**Task description**
Can you copy out the data exactly? Leave the images out.

**Provided material**
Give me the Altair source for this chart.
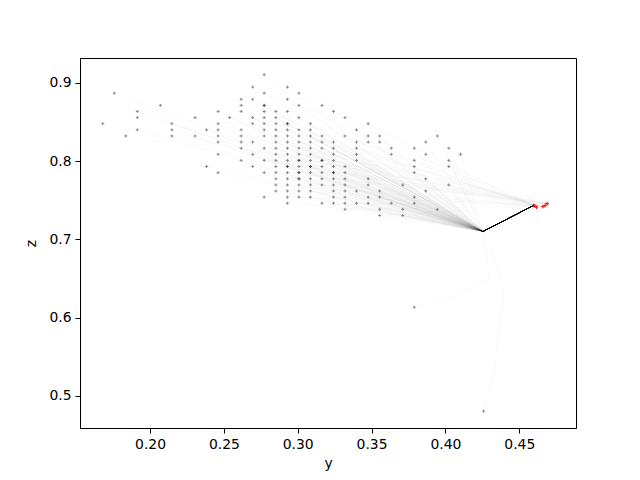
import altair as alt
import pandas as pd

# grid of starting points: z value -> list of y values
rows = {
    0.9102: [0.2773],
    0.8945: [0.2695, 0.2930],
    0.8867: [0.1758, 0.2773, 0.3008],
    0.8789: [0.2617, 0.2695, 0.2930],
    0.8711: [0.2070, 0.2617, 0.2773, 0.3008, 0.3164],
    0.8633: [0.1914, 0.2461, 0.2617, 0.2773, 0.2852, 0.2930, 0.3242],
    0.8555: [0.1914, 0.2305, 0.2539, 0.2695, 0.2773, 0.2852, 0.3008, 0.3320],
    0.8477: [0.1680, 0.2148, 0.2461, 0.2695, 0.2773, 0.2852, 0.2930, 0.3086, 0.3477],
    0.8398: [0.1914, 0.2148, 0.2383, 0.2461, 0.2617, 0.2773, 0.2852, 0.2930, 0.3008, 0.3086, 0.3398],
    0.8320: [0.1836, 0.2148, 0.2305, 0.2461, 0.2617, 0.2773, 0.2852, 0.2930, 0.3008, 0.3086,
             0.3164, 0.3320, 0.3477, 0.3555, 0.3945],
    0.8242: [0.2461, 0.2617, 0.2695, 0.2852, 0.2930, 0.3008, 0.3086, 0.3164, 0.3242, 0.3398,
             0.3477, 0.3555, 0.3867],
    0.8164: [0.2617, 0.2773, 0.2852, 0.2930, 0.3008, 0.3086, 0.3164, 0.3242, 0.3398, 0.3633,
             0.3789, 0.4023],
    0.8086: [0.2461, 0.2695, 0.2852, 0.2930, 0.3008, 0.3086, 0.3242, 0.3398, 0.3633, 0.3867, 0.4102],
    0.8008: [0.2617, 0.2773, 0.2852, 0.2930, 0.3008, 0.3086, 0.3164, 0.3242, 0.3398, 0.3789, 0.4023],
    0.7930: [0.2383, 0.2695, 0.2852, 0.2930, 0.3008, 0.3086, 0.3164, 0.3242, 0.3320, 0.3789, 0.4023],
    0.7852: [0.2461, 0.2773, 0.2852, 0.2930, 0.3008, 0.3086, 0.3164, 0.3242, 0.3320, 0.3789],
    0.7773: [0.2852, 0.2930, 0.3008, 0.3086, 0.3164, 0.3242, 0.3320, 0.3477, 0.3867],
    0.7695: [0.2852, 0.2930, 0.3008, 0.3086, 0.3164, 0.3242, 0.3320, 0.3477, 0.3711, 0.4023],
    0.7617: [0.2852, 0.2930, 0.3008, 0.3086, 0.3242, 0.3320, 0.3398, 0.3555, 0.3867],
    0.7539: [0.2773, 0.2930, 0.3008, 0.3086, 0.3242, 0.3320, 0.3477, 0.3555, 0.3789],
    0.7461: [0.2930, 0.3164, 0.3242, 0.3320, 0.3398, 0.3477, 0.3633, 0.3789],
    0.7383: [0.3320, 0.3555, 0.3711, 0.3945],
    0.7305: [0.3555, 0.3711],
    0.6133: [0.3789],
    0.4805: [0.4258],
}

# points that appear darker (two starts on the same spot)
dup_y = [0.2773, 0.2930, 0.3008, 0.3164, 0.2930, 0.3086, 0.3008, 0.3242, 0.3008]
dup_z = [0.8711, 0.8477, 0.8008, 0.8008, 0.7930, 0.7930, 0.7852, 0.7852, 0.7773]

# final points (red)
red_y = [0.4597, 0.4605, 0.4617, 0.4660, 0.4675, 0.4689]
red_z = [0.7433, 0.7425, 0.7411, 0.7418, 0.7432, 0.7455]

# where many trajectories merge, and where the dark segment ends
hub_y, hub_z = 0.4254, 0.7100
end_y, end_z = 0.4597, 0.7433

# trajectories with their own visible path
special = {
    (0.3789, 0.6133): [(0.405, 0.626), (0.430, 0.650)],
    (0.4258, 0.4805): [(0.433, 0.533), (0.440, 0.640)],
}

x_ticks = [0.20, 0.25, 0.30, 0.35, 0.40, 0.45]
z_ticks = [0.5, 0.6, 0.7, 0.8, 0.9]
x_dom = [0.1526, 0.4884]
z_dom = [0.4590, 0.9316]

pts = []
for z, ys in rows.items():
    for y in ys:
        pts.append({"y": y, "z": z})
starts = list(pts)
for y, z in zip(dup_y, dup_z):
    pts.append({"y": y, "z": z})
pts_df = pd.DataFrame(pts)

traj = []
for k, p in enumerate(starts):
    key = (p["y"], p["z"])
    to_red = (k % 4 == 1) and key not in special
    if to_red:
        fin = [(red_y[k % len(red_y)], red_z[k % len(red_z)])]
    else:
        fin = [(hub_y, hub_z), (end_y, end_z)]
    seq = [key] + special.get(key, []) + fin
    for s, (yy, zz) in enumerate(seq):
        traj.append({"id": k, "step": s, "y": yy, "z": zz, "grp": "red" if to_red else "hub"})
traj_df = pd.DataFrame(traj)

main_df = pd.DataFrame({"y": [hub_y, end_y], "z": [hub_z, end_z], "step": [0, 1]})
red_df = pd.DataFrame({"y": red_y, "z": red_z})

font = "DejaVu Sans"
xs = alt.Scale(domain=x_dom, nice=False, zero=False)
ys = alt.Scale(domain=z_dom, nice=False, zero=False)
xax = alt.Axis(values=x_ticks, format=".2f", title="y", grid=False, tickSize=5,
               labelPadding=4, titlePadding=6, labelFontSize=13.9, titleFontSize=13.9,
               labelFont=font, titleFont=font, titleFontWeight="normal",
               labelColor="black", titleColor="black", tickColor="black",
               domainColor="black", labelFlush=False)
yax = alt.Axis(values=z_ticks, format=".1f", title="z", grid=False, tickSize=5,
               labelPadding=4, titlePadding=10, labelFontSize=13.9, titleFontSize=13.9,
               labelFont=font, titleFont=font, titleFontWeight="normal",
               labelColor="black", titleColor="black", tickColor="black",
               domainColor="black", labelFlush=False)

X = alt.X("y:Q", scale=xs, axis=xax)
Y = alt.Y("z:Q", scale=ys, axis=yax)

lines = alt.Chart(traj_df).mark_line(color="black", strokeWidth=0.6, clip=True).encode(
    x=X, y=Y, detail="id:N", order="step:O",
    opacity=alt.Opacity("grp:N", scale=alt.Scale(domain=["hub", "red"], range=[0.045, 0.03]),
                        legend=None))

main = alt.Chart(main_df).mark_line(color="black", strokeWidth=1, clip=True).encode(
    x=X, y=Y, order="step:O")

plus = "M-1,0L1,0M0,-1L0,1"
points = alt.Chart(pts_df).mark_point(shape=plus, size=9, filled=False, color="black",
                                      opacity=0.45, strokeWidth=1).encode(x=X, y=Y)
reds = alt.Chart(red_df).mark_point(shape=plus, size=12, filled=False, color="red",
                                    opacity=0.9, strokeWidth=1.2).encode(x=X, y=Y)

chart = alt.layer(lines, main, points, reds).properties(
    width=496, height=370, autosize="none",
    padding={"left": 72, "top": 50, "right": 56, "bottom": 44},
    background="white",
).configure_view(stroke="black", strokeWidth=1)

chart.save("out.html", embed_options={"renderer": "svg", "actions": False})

**Written response**
Give me the Altair source for this chart.
import altair as alt
import pandas as pd

# grid of starting points: z value -> list of y values
rows = {
    0.9102: [0.2773],
    0.8945: [0.2695, 0.2930],
    0.8867: [0.1758, 0.2773, 0.3008],
    0.8789: [0.2617, 0.2695, 0.2930],
    0.8711: [0.2070, 0.2617, 0.2773, 0.3008, 0.3164],
    0.8633: [0.1914, 0.2461, 0.2617, 0.2773, 0.2852, 0.2930, 0.3242],
    0.8555: [0.1914, 0.2305, 0.2539, 0.2695, 0.2773, 0.2852, 0.3008, 0.3320],
    0.8477: [0.1680, 0.2148, 0.2461, 0.2695, 0.2773, 0.2852, 0.2930, 0.3086, 0.3477],
    0.8398: [0.1914, 0.2148, 0.2383, 0.2461, 0.2617, 0.2773, 0.2852, 0.2930, 0.3008, 0.3086, 0.3398],
    0.8320: [0.1836, 0.2148, 0.2305, 0.2461, 0.2617, 0.2773, 0.2852, 0.2930, 0.3008, 0.3086,
             0.3164, 0.3320, 0.3477, 0.3555, 0.3945],
    0.8242: [0.2461, 0.2617, 0.2695, 0.2852, 0.2930, 0.3008, 0.3086, 0.3164, 0.3242, 0.3398,
             0.3477, 0.3555, 0.3867],
    0.8164: [0.2617, 0.2773, 0.2852, 0.2930, 0.3008, 0.3086, 0.3164, 0.3242, 0.3398, 0.3633,
             0.3789, 0.4023],
    0.8086: [0.2461, 0.2695, 0.2852, 0.2930, 0.3008, 0.3086, 0.3242, 0.3398, 0.3633, 0.3867, 0.4102],
    0.8008: [0.2617, 0.2773, 0.2852, 0.2930, 0.3008, 0.3086, 0.3164, 0.3242, 0.3398, 0.3789, 0.4023],
    0.7930: [0.2383, 0.2695, 0.2852, 0.2930, 0.3008, 0.3086, 0.3164, 0.3242, 0.3320, 0.3789, 0.4023],
    0.7852: [0.2461, 0.2773, 0.2852, 0.2930, 0.3008, 0.3086, 0.3164, 0.3242, 0.3320, 0.3789],
    0.7773: [0.2852, 0.2930, 0.3008, 0.3086, 0.3164, 0.3242, 0.3320, 0.3477, 0.3867],
    0.7695: [0.2852, 0.2930, 0.3008, 0.3086, 0.3164, 0.3242, 0.3320, 0.3477, 0.3711, 0.4023],
    0.7617: [0.2852, 0.2930, 0.3008, 0.3086, 0.3242, 0.3320, 0.3398, 0.3555, 0.3867],
    0.7539: [0.2773, 0.2930, 0.3008, 0.3086, 0.3242, 0.3320, 0.3477, 0.3555, 0.3789],
    0.7461: [0.2930, 0.3164, 0.3242, 0.3320, 0.3398, 0.3477, 0.3633, 0.3789],
    0.7383: [0.3320, 0.3555, 0.3711, 0.3945],
    0.7305: [0.3555, 0.3711],
    0.6133: [0.3789],
    0.4805: [0.4258],
}

# points that appear darker (two starts on the same spot)
dup_y = [0.2773, 0.2930, 0.3008, 0.3164, 0.2930, 0.3086, 0.3008, 0.3242, 0.3008]
dup_z = [0.8711, 0.8477, 0.8008, 0.8008, 0.7930, 0.7930, 0.7852, 0.7852, 0.7773]

# final points (red)
red_y = [0.4597, 0.4605, 0.4617, 0.4660, 0.4675, 0.4689]
red_z = [0.7433, 0.7425, 0.7411, 0.7418, 0.7432, 0.7455]

# where many trajectories merge, and where the dark segment ends
hub_y, hub_z = 0.4254, 0.7100
end_y, end_z = 0.4597, 0.7433

# trajectories with their own visible path
special = {
    (0.3789, 0.6133): [(0.405, 0.626), (0.430, 0.650)],
    (0.4258, 0.4805): [(0.433, 0.533), (0.440, 0.640)],
}

x_ticks = [0.20, 0.25, 0.30, 0.35, 0.40, 0.45]
z_ticks = [0.5, 0.6, 0.7, 0.8, 0.9]
x_dom = [0.1526, 0.4884]
z_dom = [0.4590, 0.9316]

pts = []
for z, ys in rows.items():
    for y in ys:
        pts.append({"y": y, "z": z})
starts = list(pts)
for y, z in zip(dup_y, dup_z):
    pts.append({"y": y, "z": z})
pts_df = pd.DataFrame(pts)

traj = []
for k, p in enumerate(starts):
    key = (p["y"], p["z"])
    to_red = (k % 4 == 1) and key not in special
    if to_red:
        fin = [(red_y[k % len(red_y)], red_z[k % len(red_z)])]
    else:
        fin = [(hub_y, hub_z), (end_y, end_z)]
    seq = [key] + special.get(key, []) + fin
    for s, (yy, zz) in enumerate(seq):
        traj.append({"id": k, "step": s, "y": yy, "z": zz, "grp": "red" if to_red else "hub"})
traj_df = pd.DataFrame(traj)

main_df = pd.DataFrame({"y": [hub_y, end_y], "z": [hub_z, end_z], "step": [0, 1]})
red_df = pd.DataFrame({"y": red_y, "z": red_z})

font = "DejaVu Sans"
xs = alt.Scale(domain=x_dom, nice=False, zero=False)
ys = alt.Scale(domain=z_dom, nice=False, zero=False)
xax = alt.Axis(values=x_ticks, format=".2f", title="y", grid=False, tickSize=5,
               labelPadding=4, titlePadding=6, labelFontSize=13.9, titleFontSize=13.9,
               labelFont=font, titleFont=font, titleFontWeight="normal",
               labelColor="black", titleColor="black", tickColor="black",
               domainColor="black", labelFlush=False)
yax = alt.Axis(values=z_ticks, format=".1f", title="z", grid=False, tickSize=5,
               labelPadding=4, titlePadding=10, labelFontSize=13.9, titleFontSize=13.9,
               labelFont=font, titleFont=font, titleFontWeight="normal",
               labelColor="black", titleColor="black", tickColor="black",
               domainColor="black", labelFlush=False)

X = alt.X("y:Q", scale=xs, axis=xax)
Y = alt.Y("z:Q", scale=ys, axis=yax)

lines = alt.Chart(traj_df).mark_line(color="black", strokeWidth=0.6, clip=True).encode(
    x=X, y=Y, detail="id:N", order="step:O",
    opacity=alt.Opacity("grp:N", scale=alt.Scale(domain=["hub", "red"], range=[0.045, 0.03]),
                        legend=None))

main = alt.Chart(main_df).mark_line(color="black", strokeWidth=1, clip=True).encode(
    x=X, y=Y, order="step:O")

plus = "M-1,0L1,0M0,-1L0,1"
points = alt.Chart(pts_df).mark_point(shape=plus, size=9, filled=False, color="black",
                                      opacity=0.45, strokeWidth=1).encode(x=X, y=Y)
reds = alt.Chart(red_df).mark_point(shape=plus, size=12, filled=False, color="red",
                                    opacity=0.9, strokeWidth=1.2).encode(x=X, y=Y)

chart = alt.layer(lines, main, points, reds).properties(
    width=496, height=370, autosize="none",
    padding={"left": 72, "top": 50, "right": 56, "bottom": 44},
    background="white",
).configure_view(stroke="black", strokeWidth=1)

chart.save("out.html", embed_options={"renderer": "svg", "actions": False})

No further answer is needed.